The comments around moving files into/out of Trash shows you haven't read the various discussions of the problem (even to bugs marked as duplicates in Gnome Bugzilla). There is no "real" Trash folder in Evolution, so there is no move or copy of email from any other folder into Trash. Trash is a virtual folder: it doesn't exist physically, but instead is constructed as a user-interface artifact, containing all the messages that are marked as deleted. Thus, to delete a message (have it appear in Trash) all that has to be done is mark that message as deleted. To undelete a message, you just remove the deleted attribute and it reappears exactly where it was before... because it was never moved anywhere else. There is no copy involved with delete, no extra space consumed, etc. And similarly, there is no copy involved with undelete either.

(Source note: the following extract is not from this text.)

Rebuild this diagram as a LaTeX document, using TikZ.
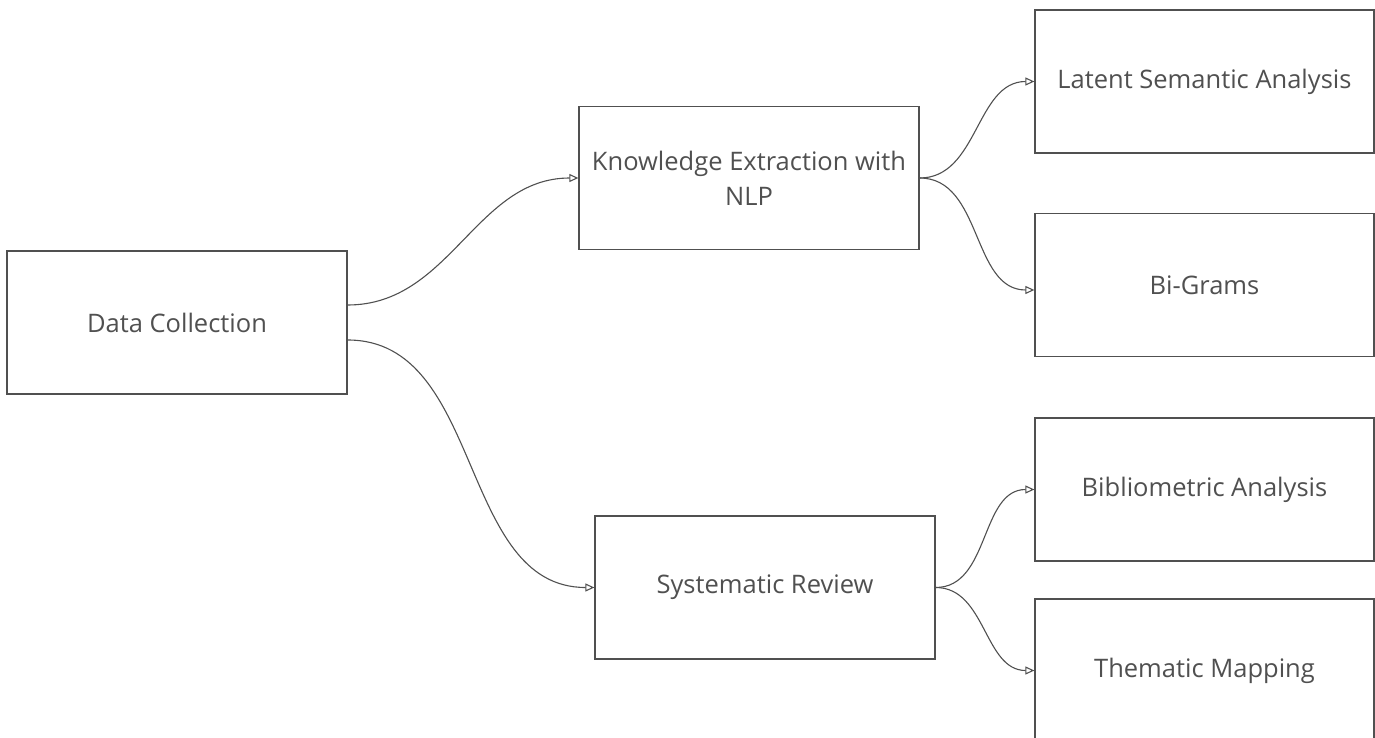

This is why messages appear in "Trash" when you move them to another folder: as I've described there is no MOVE operation in IMAP, so a MOVE must be implemented as a COPY followed by a delete. When you mark a message deleted that message appears in the Trash folder.

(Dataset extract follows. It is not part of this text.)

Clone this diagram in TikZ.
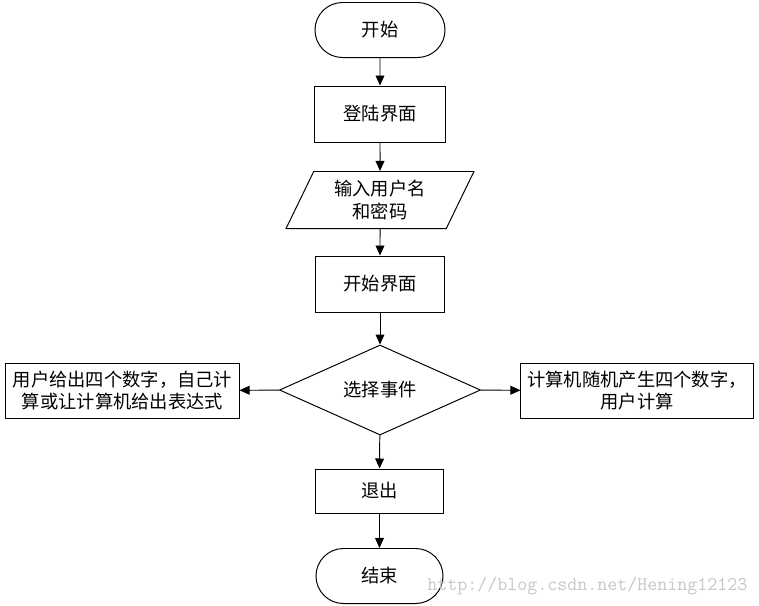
\documentclass[tikz,border=0pt]{standalone}
\usepackage{fontspec}
\setmainfont{Noto Sans CJK SC}
\usetikzlibrary{shapes.geometric,shapes.misc,arrows.meta}
\begin{document}
\begin{tikzpicture}[x=0.025cm,y=-0.025cm,
    font=\fontsize{13}{15.8}\selectfont,
    every node/.style={draw,line width=0.7pt,inner sep=0pt,align=center},
    terminal/.style={rounded rectangle,minimum width=3.25cm,minimum height=1.375cm},
    stepbox/.style={rectangle,minimum height=1.4cm},
    iobox/.style={trapezium,trapezium left angle=64,trapezium right angle=116,
      trapezium stretches=true,minimum width=4.725cm,minimum height=1.425cm},
    choice/.style={diamond,minimum width=5.025cm,minimum height=2.125cm},
    flow/.style={line width=0.7pt,-{Triangle[length=0.25cm,width=0.22cm]}}]
    \useasboundingbox (0,0) rectangle (759,606);
    \begin{scope}
      \node[terminal] (start) at (380,30) {开始};
      \node[stepbox,minimum width=3.275cm] (login) at (380,114) {登陆界面};
      \node[iobox] (input) at (380,200) {输入用户名\\和密码};
      \node[stepbox,minimum width=3.2cm] (home) at (380,284) {开始界面};
      \node[choice] (pick) at (380,390) {选择事件};
      \node[stepbox,minimum width=5.825cm,minimum height=1.375cm] (user) at (122.5,390.5)
        {用户给出四个数字，自己计\\算或让计算机给出表达式};
      \node[stepbox,minimum width=5.8cm,minimum height=1.375cm] (comp) at (637,390.5)
        {计算机随机产生四个数字，\\用户计算};
      \node[stepbox,minimum width=3.175cm,minimum height=1.1cm] (quit) at (379.5,491) {退出};
      \node[terminal,minimum width=3.175cm] (stop) at (379.5,576) {结束};
    \end{scope}
    \draw[flow] (start) -- (login);
    \draw[flow] (login) -- (input);
    \draw[flow] (input) -- (home);
    \draw[flow] (home) -- (pick);
    \draw[flow] (pick) -- (user);
    \draw[flow] (pick) -- (comp);
    \draw[flow] (pick) -- (quit);
    \draw[flow] (quit) -- (stop);
    \node[draw=none,anchor=west,text=black!22,font=\ttfamily\fontsize{13.8}{15}\selectfont]
      (mark) at (427,586) {http://blog.csdn.net/Hening12123};
\end{tikzpicture}
\end{document}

I do understand Mathias's frustration, but unfortunately it's not so simple. Mathias you suggest it's just a matter of Evolution hiding these details, but that cannot be done reliably. There is only one delete flag in IMAP, so there is no way to make a distinction on the server between messages that are deleted by hand, and those that are deleted as a side-effect of a desired move operation. They are identical as far as any IMAP client is concerned.

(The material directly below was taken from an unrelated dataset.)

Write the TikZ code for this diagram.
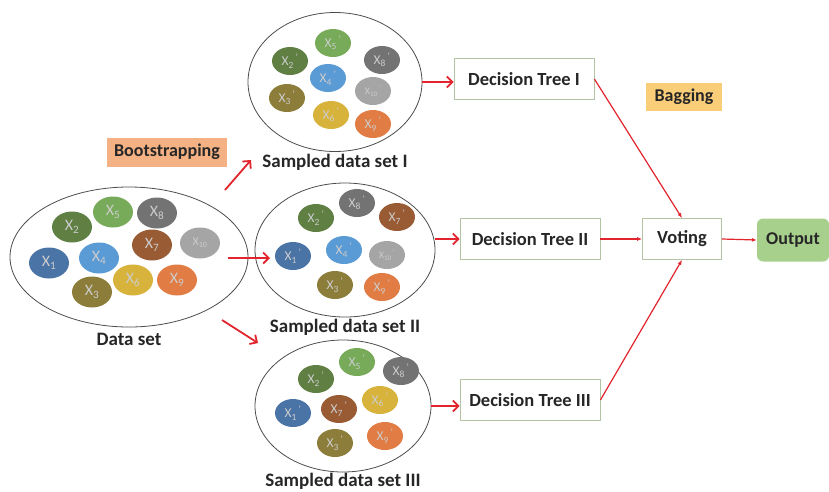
\documentclass[tikz,border=0pt]{standalone}
\usepackage{fontspec}
\setmainfont{Carlito}
\usepackage{xcolor}
\usepackage{tikz}
\usetikzlibrary{positioning,shapes.geometric,arrows.meta}

\definecolor{arrowred}{RGB}{226,36,44}
\definecolor{boxline}{RGB}{178,196,164}
\definecolor{cblue}{RGB}{75,116,166}
\definecolor{cltblue}{RGB}{91,155,213}
\definecolor{cdkgreen}{RGB}{95,127,67}
\definecolor{cgreen}{RGB}{119,171,90}
\definecolor{cgray}{RGB}{115,115,115}
\definecolor{cltgray}{RGB}{165,165,165}
\definecolor{cbrown}{RGB}{152,91,52}
\definecolor{colive}{RGB}{141,125,58}
\definecolor{cgold}{RGB}{216,179,60}
\definecolor{corange}{RGB}{225,124,68}
\definecolor{bootfill}{RGB}{244,177,131}
\definecolor{bagfill}{RGB}{250,205,120}
\definecolor{outfill}{RGB}{168,208,141}

\newcommand{\xd}[1]{X\textsubscript{#1}}
\newcommand{\xs}[1]{X\textsubscript{#1}\textsuperscript{\,'}}

\begin{document}
\begin{tikzpicture}[x=1pt,y=-1pt,
bigset/.style={ellipse,draw=black!70,thick,inner sep=0pt},
item/.style={ellipse,inner sep=0pt,minimum width=40pt,minimum height=31pt,text=white!80!black,font=\fontsize{16}{16}\selectfont},
sitem/.style={item,minimum width=36pt,minimum height=28pt,font=\fontsize{13.5}{13.5}\selectfont},
caption/.style={inner sep=1pt,text=black!85,font=\bfseries\fontsize{19}{22}\selectfont},
treebox/.style={rectangle,draw=boxline,thick,fill=white,minimum width=140pt,minimum height=41pt,text=black!85,font=\bfseries\fontsize{18.5}{22}\selectfont},
tag/.style={rectangle,inner sep=0pt,minimum height=28pt,text=black!85,font=\bfseries\fontsize{18}{22}\selectfont},
paths/.style={arrowred,line width=1.8pt,-{Straight Barb[length=5.5pt,width=11pt]}},
votepath/.style={arrowred,line width=1.2pt,-{Latex[length=5pt,width=4pt]}}
]
\useasboundingbox (0,0) rectangle (829,491);

%create nodes
\node[bigset,minimum width=238pt,minimum height=140pt] (ds) at (129,257) {};
\node[bigset,minimum width=174pt,minimum height=139pt] (s1) at (335,82) {};
\node[bigset,minimum width=180pt,minimum height=134pt] (s2) at (345,250) {};
\node[bigset,minimum width=176pt,minimum height=132pt] (s3) at (343,406) {};

\node[caption, below=5pt of ds] (dsl) {Data set};
\node[caption, below=1pt of s1] (s1l) {Sampled data set I};
\node[caption, below=1pt of s2] (s2l) {Sampled data set II};
\node[caption, below=0pt of s3] (s3l) {Sampled data set III};

%data set items
\node[item,fill=cdkgreen] (d2) at (72,227) {\xd{2}};
\node[item,fill=cgreen] (d5) at (113,212) {\xd{5}};
\node[item,fill=cgray] (d8) at (157,213) {\xd{8}};
\node[item,fill=cblue] (d1) at (49,263) {\xd{1}};
\node[item,fill=cltblue] (d4) at (99,258) {\xd{4}};
\node[item,fill=cbrown] (d7) at (152,245) {\xd{7}};
\node[item,fill=cltgray,font=\fontsize{12}{12}\selectfont] (d10) at (200,243) {\xd{10}};
\node[item,fill=colive] (d3) at (92,292) {\xd{3}};
\node[item,fill=cgold] (d6) at (133,280) {\xd{6}};
\node[item,fill=corange] (d9) at (177,280) {\xd{9}};

%sampled data set I items
\node[sitem,fill=cdkgreen] (a2) at (290,61) {\xs{2}};
\node[sitem,fill=cgreen] (a5) at (333,43) {\xs{5}};
\node[sitem,fill=cgray] (a8) at (382,60) {\xs{8}};
\node[sitem,fill=cltblue] (a4) at (328,78) {\xs{4}};
\node[sitem,fill=colive] (a3) at (287,98) {\xs{3}};
\node[sitem,fill=cltgray,font=\fontsize{10}{10}\selectfont] (a10) at (373,91) {\xs{10}};
\node[sitem,fill=cgold] (a6) at (331,115) {\xs{6}};
\node[sitem,fill=corange] (a9) at (373,124) {\xs{9}};

%sampled data set II items
\node[sitem,fill=cdkgreen] (b2) at (316,218) {\xs{2}};
\node[sitem,fill=cgray] (b8) at (357,203) {\xs{8}};
\node[sitem,fill=cbrown] (b7) at (397,217) {\xs{7}};
\node[sitem,fill=cblue] (b1) at (293,256) {\xs{1}};
\node[sitem,fill=cltblue] (b4) at (344,250) {\xs{4}};
\node[sitem,fill=cltgray,font=\fontsize{10}{10}\selectfont] (b10) at (387,255) {\xs{10}};
\node[sitem,fill=colive] (b3) at (335,285) {\xs{3}};
\node[sitem,fill=corange] (b9) at (382,287) {\xs{9}};

%sampled data set III items
\node[sitem,fill=cdkgreen] (c2) at (316,379) {\xs{2}};
\node[sitem,fill=cgreen] (c5) at (357,362) {\xs{5}};
\node[sitem,fill=cgray] (c8) at (401,371) {\xs{8}};
\node[sitem,fill=cblue] (c1) at (293,413) {\xs{1}};
\node[sitem,fill=cbrown] (c7) at (339,409) {\xs{7}};
\node[sitem,fill=cgold] (c6) at (380,400) {\xs{6}};
\node[sitem,fill=colive] (c3) at (335,443) {\xs{3}};
\node[sitem,fill=corange] (c9) at (385,436) {\xs{9}};

%trees and voting
\node[treebox] (dt1) at (524,79) {Decision Tree I};
\node[treebox] (dt2) at (530,239) {Decision Tree II};
\node[treebox] (dt3) at (530,400) {Decision Tree III};
\node[treebox,minimum width=79pt] (vote) at (682,239) {Voting};
\node[tag,fill=outfill,rounded corners=6pt,minimum width=72pt,minimum height=43pt] (out) at (793,240) {Output};

\node[tag,fill=bootfill,minimum width=120pt,minimum height=29pt] (boot) at (167,152) {Bootstrapping};
\node[tag,fill=bagfill,minimum width=76pt] (bag) at (684,97) {Bagging};

\coordinate (b1s) at (225,190);
\coordinate (b1e) at (251,160);
\coordinate (b2s) at (228,258);
\coordinate (b2e) at (270,258);
\coordinate (b3s) at (222,320);
\coordinate (b3e) at (258,343);

%draw paths
\draw[paths] (b1s) -- (b1e);
\draw[paths] (b2s) -- (b2e);
\draw[paths] (b3s) -- (b3e);

\draw[paths] (s1.east) -- (s1.east -| dt1.west);
\draw[paths] (s2.east |- dt2.west) -- (dt2.west);
\draw[paths] (s3.east) -- (s3.east -| dt3.west);

\draw[votepath] (dt1.east) -- (vote.north);
\draw[votepath] (dt2.east) -- (vote.west);
\draw[votepath] (dt3.east) -- (vote.south);
\draw[votepath] (vote.east) -- (out.west);

\end{tikzpicture}
\end{document}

Yes, of course, Evolution could maintain its own local list of messages that should be hidden rather than displayed in Trash because they are a side-effect of a copy/delete. However this list would be present only in that instance of Evolution. If you ever attached to your IMAP server using a different Evolution (say on a laptop or work system), or you used a webmail client or another IMAP client (maybe on your smart phone, etc.), all those extra deleted messages WOULD appear there, and you'd have even more confusion and bugs reported.